__Task prompt__.
Can you transcribe every entry word for word, skipping the images?

--- start of Working data ---

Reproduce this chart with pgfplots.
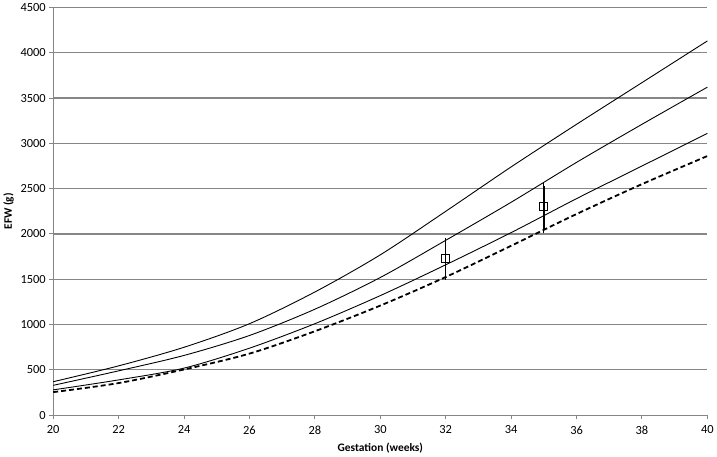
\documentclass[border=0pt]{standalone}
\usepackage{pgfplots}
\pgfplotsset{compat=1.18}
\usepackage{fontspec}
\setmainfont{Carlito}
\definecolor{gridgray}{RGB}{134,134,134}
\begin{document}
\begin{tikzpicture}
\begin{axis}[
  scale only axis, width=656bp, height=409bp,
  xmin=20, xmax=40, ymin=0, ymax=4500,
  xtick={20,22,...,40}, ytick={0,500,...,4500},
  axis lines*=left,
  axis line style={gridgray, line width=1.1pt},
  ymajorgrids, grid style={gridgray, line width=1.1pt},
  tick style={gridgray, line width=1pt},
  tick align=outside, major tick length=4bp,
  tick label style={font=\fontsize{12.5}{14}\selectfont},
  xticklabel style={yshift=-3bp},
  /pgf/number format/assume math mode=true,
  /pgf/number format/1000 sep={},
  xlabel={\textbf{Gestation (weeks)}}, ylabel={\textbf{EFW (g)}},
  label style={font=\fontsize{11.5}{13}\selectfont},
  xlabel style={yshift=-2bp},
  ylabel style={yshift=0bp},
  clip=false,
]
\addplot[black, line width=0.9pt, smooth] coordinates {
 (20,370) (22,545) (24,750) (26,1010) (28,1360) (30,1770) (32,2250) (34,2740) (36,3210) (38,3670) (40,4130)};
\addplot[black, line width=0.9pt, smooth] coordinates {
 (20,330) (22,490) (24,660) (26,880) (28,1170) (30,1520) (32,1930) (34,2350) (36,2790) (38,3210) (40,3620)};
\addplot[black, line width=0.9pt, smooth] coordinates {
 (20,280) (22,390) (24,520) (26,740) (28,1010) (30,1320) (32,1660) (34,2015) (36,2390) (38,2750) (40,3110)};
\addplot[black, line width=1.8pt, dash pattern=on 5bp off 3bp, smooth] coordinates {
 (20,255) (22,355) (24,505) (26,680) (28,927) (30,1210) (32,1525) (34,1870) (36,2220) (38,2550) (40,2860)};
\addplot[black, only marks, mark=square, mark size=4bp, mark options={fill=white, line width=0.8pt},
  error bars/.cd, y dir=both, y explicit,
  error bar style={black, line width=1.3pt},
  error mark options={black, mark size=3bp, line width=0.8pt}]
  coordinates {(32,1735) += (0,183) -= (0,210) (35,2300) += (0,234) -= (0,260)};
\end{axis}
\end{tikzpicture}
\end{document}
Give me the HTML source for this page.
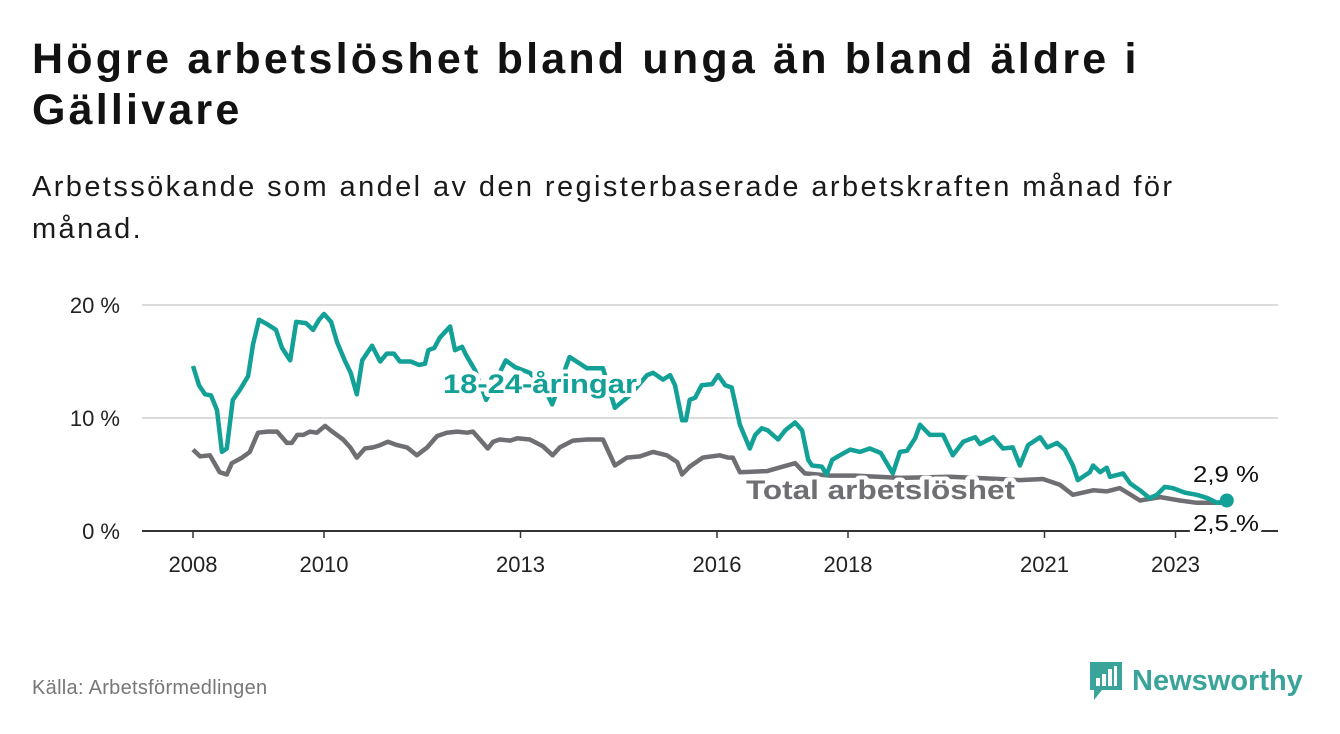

--- end of Working data ---

__Result of this task__.
Reproduce this chart with pgfplots.
\documentclass[border=0pt]{standalone}
\usepackage{pgfplots}
\pgfplotsset{compat=1.18}
\usepackage{fontspec}
\setmainfont{Carlito}
\definecolor{gridgray}{RGB}{134,134,134}
\begin{document}
\begin{tikzpicture}
\begin{axis}[
  scale only axis, width=656bp, height=409bp,
  xmin=20, xmax=40, ymin=0, ymax=4500,
  xtick={20,22,...,40}, ytick={0,500,...,4500},
  axis lines*=left,
  axis line style={gridgray, line width=1.1pt},
  ymajorgrids, grid style={gridgray, line width=1.1pt},
  tick style={gridgray, line width=1pt},
  tick align=outside, major tick length=4bp,
  tick label style={font=\fontsize{12.5}{14}\selectfont},
  xticklabel style={yshift=-3bp},
  /pgf/number format/assume math mode=true,
  /pgf/number format/1000 sep={},
  xlabel={\textbf{Gestation (weeks)}}, ylabel={\textbf{EFW (g)}},
  label style={font=\fontsize{11.5}{13}\selectfont},
  xlabel style={yshift=-2bp},
  ylabel style={yshift=0bp},
  clip=false,
]
\addplot[black, line width=0.9pt, smooth] coordinates {
 (20,370) (22,545) (24,750) (26,1010) (28,1360) (30,1770) (32,2250) (34,2740) (36,3210) (38,3670) (40,4130)};
\addplot[black, line width=0.9pt, smooth] coordinates {
 (20,330) (22,490) (24,660) (26,880) (28,1170) (30,1520) (32,1930) (34,2350) (36,2790) (38,3210) (40,3620)};
\addplot[black, line width=0.9pt, smooth] coordinates {
 (20,280) (22,390) (24,520) (26,740) (28,1010) (30,1320) (32,1660) (34,2015) (36,2390) (38,2750) (40,3110)};
\addplot[black, line width=1.8pt, dash pattern=on 5bp off 3bp, smooth] coordinates {
 (20,255) (22,355) (24,505) (26,680) (28,927) (30,1210) (32,1525) (34,1870) (36,2220) (38,2550) (40,2860)};
\addplot[black, only marks, mark=square, mark size=4bp, mark options={fill=white, line width=0.8pt},
  error bars/.cd, y dir=both, y explicit,
  error bar style={black, line width=1.3pt},
  error mark options={black, mark size=3bp, line width=0.8pt}]
  coordinates {(32,1735) += (0,183) -= (0,210) (35,2300) += (0,234) -= (0,260)};
\end{axis}
\end{tikzpicture}
\end{document}
Give me the HTML source for this page.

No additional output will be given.